======== DATA EXTRACT

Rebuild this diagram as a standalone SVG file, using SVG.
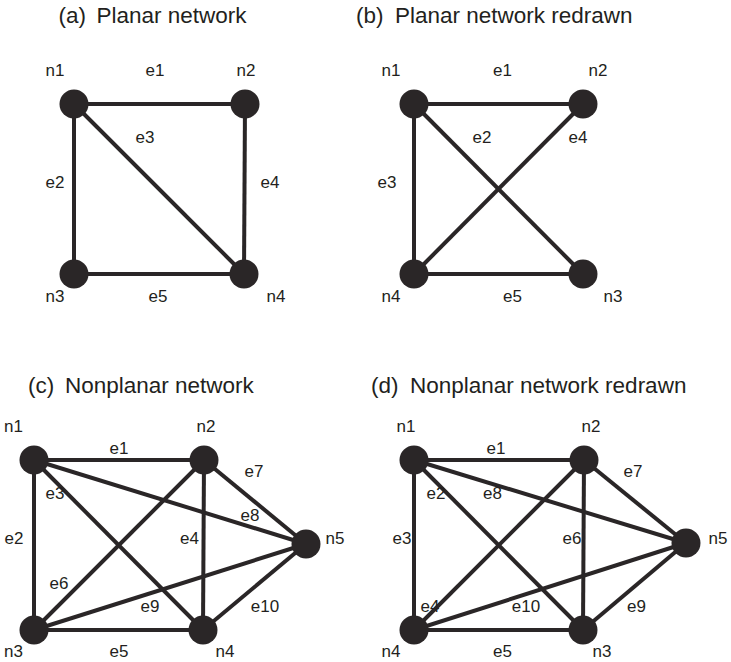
<svg xmlns="http://www.w3.org/2000/svg" width="731" height="662" viewBox="0 0 731 662">
<style>
.t{font-family:"Liberation Sans",Arial,sans-serif;font-size:22.5px;fill:#231f20}
.l{font-family:"Liberation Sans",Arial,sans-serif;font-size:17px;fill:#231f20;text-anchor:middle}
.e{stroke:#2a2627;stroke-width:4;fill:none}
.n{fill:#2a2627}
</style>
<rect width="731" height="662" fill="#ffffff"/>
<g id="titles">
<text class="t" x="58.5" y="23">(a)<tspan x="96.5">Planar network</tspan></text>
<text class="t" x="356" y="23">(b)<tspan x="395">Planar network redrawn</tspan></text>
<text class="t" x="28" y="393">(c)<tspan x="65">Nonplanar network</tspan></text>
<text class="t" x="371" y="393">(d)<tspan x="410">Nonplanar network redrawn</tspan></text>
</g>
<g id="connectors">
<!-- (a) -->
<line class="e" x1="74" y1="104" x2="245" y2="104"/>
<line class="e" x1="74" y1="104" x2="74" y2="274"/>
<line class="e" x1="74" y1="104" x2="244" y2="274"/>
<line class="e" x1="245" y1="104" x2="244" y2="274"/>
<line class="e" x1="74" y1="274" x2="244" y2="274"/>
<!-- (b) -->
<line class="e" x1="414" y1="104" x2="583" y2="104"/>
<line class="e" x1="414" y1="104" x2="583" y2="274"/>
<line class="e" x1="414" y1="104" x2="414" y2="274"/>
<line class="e" x1="583" y1="104" x2="414" y2="274"/>
<line class="e" x1="414" y1="274" x2="583" y2="274"/>
<!-- (c) -->
<line class="e" x1="34" y1="460" x2="204" y2="460"/>
<line class="e" x1="34" y1="460" x2="34" y2="630"/>
<line class="e" x1="34" y1="460" x2="203" y2="630"/>
<line class="e" x1="204" y1="460" x2="203" y2="630"/>
<line class="e" x1="34" y1="630" x2="203" y2="630"/>
<line class="e" x1="204" y1="460" x2="34" y2="630"/>
<line class="e" x1="204" y1="460" x2="306" y2="544"/>
<line class="e" x1="34" y1="460" x2="306" y2="544"/>
<line class="e" x1="34" y1="630" x2="306" y2="544"/>
<line class="e" x1="203" y1="630" x2="306" y2="544"/>
<!-- (d) -->
<line class="e" x1="414" y1="460" x2="584" y2="460"/>
<line class="e" x1="414" y1="460" x2="583" y2="630"/>
<line class="e" x1="414" y1="460" x2="414" y2="630"/>
<line class="e" x1="584" y1="460" x2="414" y2="630"/>
<line class="e" x1="414" y1="630" x2="583" y2="630"/>
<line class="e" x1="584" y1="460" x2="583" y2="630"/>
<line class="e" x1="584" y1="460" x2="686" y2="543"/>
<line class="e" x1="414" y1="460" x2="686" y2="543"/>
<line class="e" x1="583" y1="630" x2="686" y2="543"/>
<line class="e" x1="414" y1="630" x2="686" y2="543"/>
</g>
<g id="edge-labels">
<text class="l" x="155" y="76">e1</text>
<text class="l" x="145" y="143">e3</text>
<text class="l" x="55" y="188">e2</text>
<text class="l" x="270" y="188">e4</text>
<text class="l" x="158" y="302">e5</text>
<text class="l" x="502.5" y="76">e1</text>
<text class="l" x="482" y="143">e2</text>
<text class="l" x="578" y="143">e4</text>
<text class="l" x="387" y="188">e3</text>
<text class="l" x="512.5" y="302">e5</text>
<text class="l" x="119" y="454">e1</text>
<text class="l" x="254" y="477">e7</text>
<text class="l" x="55" y="499">e3</text>
<text class="l" x="250" y="521">e8</text>
<text class="l" x="14" y="544">e2</text>
<text class="l" x="189.5" y="544">e4</text>
<text class="l" x="59" y="589">e6</text>
<text class="l" x="150" y="612">e9</text>
<text class="l" x="265" y="612">e10</text>
<text class="l" x="119" y="657">e5</text>
<text class="l" x="496" y="454">e1</text>
<text class="l" x="633" y="477">e7</text>
<text class="l" x="436" y="499">e2</text>
<text class="l" x="492.5" y="499">e8</text>
<text class="l" x="402" y="544">e3</text>
<text class="l" x="572" y="544">e6</text>
<text class="l" x="430" y="612">e4</text>
<text class="l" x="526" y="612">e10</text>
<text class="l" x="636.5" y="612">e9</text>
<text class="l" x="502.5" y="657">e5</text>
</g>
<g id="a-n1"><circle class="n" cx="74" cy="104" r="14.5"/><text class="l" x="55" y="76">n1</text></g>
<g id="a-n2"><circle class="n" cx="245" cy="104" r="14.5"/><text class="l" x="246" y="76">n2</text></g>
<g id="a-n3"><circle class="n" cx="74" cy="274" r="14.5"/><text class="l" x="55" y="302">n3</text></g>
<g id="a-n4"><circle class="n" cx="244" cy="274" r="14.5"/><text class="l" x="276" y="302">n4</text></g>
<g id="b-n1"><circle class="n" cx="414" cy="104" r="14.5"/><text class="l" x="391" y="76">n1</text></g>
<g id="b-n2"><circle class="n" cx="583" cy="104" r="14.5"/><text class="l" x="598" y="76">n2</text></g>
<g id="b-n4"><circle class="n" cx="414" cy="274" r="14.5"/><text class="l" x="391" y="302">n4</text></g>
<g id="b-n3"><circle class="n" cx="583" cy="274" r="14.5"/><text class="l" x="613" y="302">n3</text></g>
<g id="c-n1"><circle class="n" cx="34" cy="460" r="14.5"/><text class="l" x="13.5" y="432">n1</text></g>
<g id="c-n2"><circle class="n" cx="204" cy="460" r="14.5"/><text class="l" x="206" y="432">n2</text></g>
<g id="c-n3"><circle class="n" cx="34" cy="630" r="14.5"/><text class="l" x="13.5" y="657">n3</text></g>
<g id="c-n4"><circle class="n" cx="203" cy="630" r="14.5"/><text class="l" x="225" y="657">n4</text></g>
<g id="c-n5"><circle class="n" cx="306" cy="544" r="14.5"/><text class="l" x="335" y="544">n5</text></g>
<g id="d-n1"><circle class="n" cx="414" cy="460" r="14.5"/><text class="l" x="406" y="432">n1</text></g>
<g id="d-n2"><circle class="n" cx="584" cy="460" r="14.5"/><text class="l" x="591" y="432">n2</text></g>
<g id="d-n4"><circle class="n" cx="414" cy="630" r="14.5"/><text class="l" x="391" y="657">n4</text></g>
<g id="d-n3"><circle class="n" cx="583" cy="630" r="14.5"/><text class="l" x="602" y="657">n3</text></g>
<g id="d-n5"><circle class="n" cx="686" cy="543" r="14.5"/><text class="l" x="718" y="544">n5</text></g>
</svg>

================

| TASK DIRECTIONS |
Working from the material above, transcribe it exactly while omitting pictures.

| COMPLETED TASK |
Rebuild this diagram as a standalone SVG file, using SVG.
<svg xmlns="http://www.w3.org/2000/svg" width="731" height="662" viewBox="0 0 731 662">
<style>
.t{font-family:"Liberation Sans",Arial,sans-serif;font-size:22.5px;fill:#231f20}
.l{font-family:"Liberation Sans",Arial,sans-serif;font-size:17px;fill:#231f20;text-anchor:middle}
.e{stroke:#2a2627;stroke-width:4;fill:none}
.n{fill:#2a2627}
</style>
<rect width="731" height="662" fill="#ffffff"/>
<g id="titles">
<text class="t" x="58.5" y="23">(a)<tspan x="96.5">Planar network</tspan></text>
<text class="t" x="356" y="23">(b)<tspan x="395">Planar network redrawn</tspan></text>
<text class="t" x="28" y="393">(c)<tspan x="65">Nonplanar network</tspan></text>
<text class="t" x="371" y="393">(d)<tspan x="410">Nonplanar network redrawn</tspan></text>
</g>
<g id="connectors">
<!-- (a) -->
<line class="e" x1="74" y1="104" x2="245" y2="104"/>
<line class="e" x1="74" y1="104" x2="74" y2="274"/>
<line class="e" x1="74" y1="104" x2="244" y2="274"/>
<line class="e" x1="245" y1="104" x2="244" y2="274"/>
<line class="e" x1="74" y1="274" x2="244" y2="274"/>
<!-- (b) -->
<line class="e" x1="414" y1="104" x2="583" y2="104"/>
<line class="e" x1="414" y1="104" x2="583" y2="274"/>
<line class="e" x1="414" y1="104" x2="414" y2="274"/>
<line class="e" x1="583" y1="104" x2="414" y2="274"/>
<line class="e" x1="414" y1="274" x2="583" y2="274"/>
<!-- (c) -->
<line class="e" x1="34" y1="460" x2="204" y2="460"/>
<line class="e" x1="34" y1="460" x2="34" y2="630"/>
<line class="e" x1="34" y1="460" x2="203" y2="630"/>
<line class="e" x1="204" y1="460" x2="203" y2="630"/>
<line class="e" x1="34" y1="630" x2="203" y2="630"/>
<line class="e" x1="204" y1="460" x2="34" y2="630"/>
<line class="e" x1="204" y1="460" x2="306" y2="544"/>
<line class="e" x1="34" y1="460" x2="306" y2="544"/>
<line class="e" x1="34" y1="630" x2="306" y2="544"/>
<line class="e" x1="203" y1="630" x2="306" y2="544"/>
<!-- (d) -->
<line class="e" x1="414" y1="460" x2="584" y2="460"/>
<line class="e" x1="414" y1="460" x2="583" y2="630"/>
<line class="e" x1="414" y1="460" x2="414" y2="630"/>
<line class="e" x1="584" y1="460" x2="414" y2="630"/>
<line class="e" x1="414" y1="630" x2="583" y2="630"/>
<line class="e" x1="584" y1="460" x2="583" y2="630"/>
<line class="e" x1="584" y1="460" x2="686" y2="543"/>
<line class="e" x1="414" y1="460" x2="686" y2="543"/>
<line class="e" x1="583" y1="630" x2="686" y2="543"/>
<line class="e" x1="414" y1="630" x2="686" y2="543"/>
</g>
<g id="edge-labels">
<text class="l" x="155" y="76">e1</text>
<text class="l" x="145" y="143">e3</text>
<text class="l" x="55" y="188">e2</text>
<text class="l" x="270" y="188">e4</text>
<text class="l" x="158" y="302">e5</text>
<text class="l" x="502.5" y="76">e1</text>
<text class="l" x="482" y="143">e2</text>
<text class="l" x="578" y="143">e4</text>
<text class="l" x="387" y="188">e3</text>
<text class="l" x="512.5" y="302">e5</text>
<text class="l" x="119" y="454">e1</text>
<text class="l" x="254" y="477">e7</text>
<text class="l" x="55" y="499">e3</text>
<text class="l" x="250" y="521">e8</text>
<text class="l" x="14" y="544">e2</text>
<text class="l" x="189.5" y="544">e4</text>
<text class="l" x="59" y="589">e6</text>
<text class="l" x="150" y="612">e9</text>
<text class="l" x="265" y="612">e10</text>
<text class="l" x="119" y="657">e5</text>
<text class="l" x="496" y="454">e1</text>
<text class="l" x="633" y="477">e7</text>
<text class="l" x="436" y="499">e2</text>
<text class="l" x="492.5" y="499">e8</text>
<text class="l" x="402" y="544">e3</text>
<text class="l" x="572" y="544">e6</text>
<text class="l" x="430" y="612">e4</text>
<text class="l" x="526" y="612">e10</text>
<text class="l" x="636.5" y="612">e9</text>
<text class="l" x="502.5" y="657">e5</text>
</g>
<g id="a-n1"><circle class="n" cx="74" cy="104" r="14.5"/><text class="l" x="55" y="76">n1</text></g>
<g id="a-n2"><circle class="n" cx="245" cy="104" r="14.5"/><text class="l" x="246" y="76">n2</text></g>
<g id="a-n3"><circle class="n" cx="74" cy="274" r="14.5"/><text class="l" x="55" y="302">n3</text></g>
<g id="a-n4"><circle class="n" cx="244" cy="274" r="14.5"/><text class="l" x="276" y="302">n4</text></g>
<g id="b-n1"><circle class="n" cx="414" cy="104" r="14.5"/><text class="l" x="391" y="76">n1</text></g>
<g id="b-n2"><circle class="n" cx="583" cy="104" r="14.5"/><text class="l" x="598" y="76">n2</text></g>
<g id="b-n4"><circle class="n" cx="414" cy="274" r="14.5"/><text class="l" x="391" y="302">n4</text></g>
<g id="b-n3"><circle class="n" cx="583" cy="274" r="14.5"/><text class="l" x="613" y="302">n3</text></g>
<g id="c-n1"><circle class="n" cx="34" cy="460" r="14.5"/><text class="l" x="13.5" y="432">n1</text></g>
<g id="c-n2"><circle class="n" cx="204" cy="460" r="14.5"/><text class="l" x="206" y="432">n2</text></g>
<g id="c-n3"><circle class="n" cx="34" cy="630" r="14.5"/><text class="l" x="13.5" y="657">n3</text></g>
<g id="c-n4"><circle class="n" cx="203" cy="630" r="14.5"/><text class="l" x="225" y="657">n4</text></g>
<g id="c-n5"><circle class="n" cx="306" cy="544" r="14.5"/><text class="l" x="335" y="544">n5</text></g>
<g id="d-n1"><circle class="n" cx="414" cy="460" r="14.5"/><text class="l" x="406" y="432">n1</text></g>
<g id="d-n2"><circle class="n" cx="584" cy="460" r="14.5"/><text class="l" x="591" y="432">n2</text></g>
<g id="d-n4"><circle class="n" cx="414" cy="630" r="14.5"/><text class="l" x="391" y="657">n4</text></g>
<g id="d-n3"><circle class="n" cx="583" cy="630" r="14.5"/><text class="l" x="602" y="657">n3</text></g>
<g id="d-n5"><circle class="n" cx="686" cy="543" r="14.5"/><text class="l" x="718" y="544">n5</text></g>
</svg>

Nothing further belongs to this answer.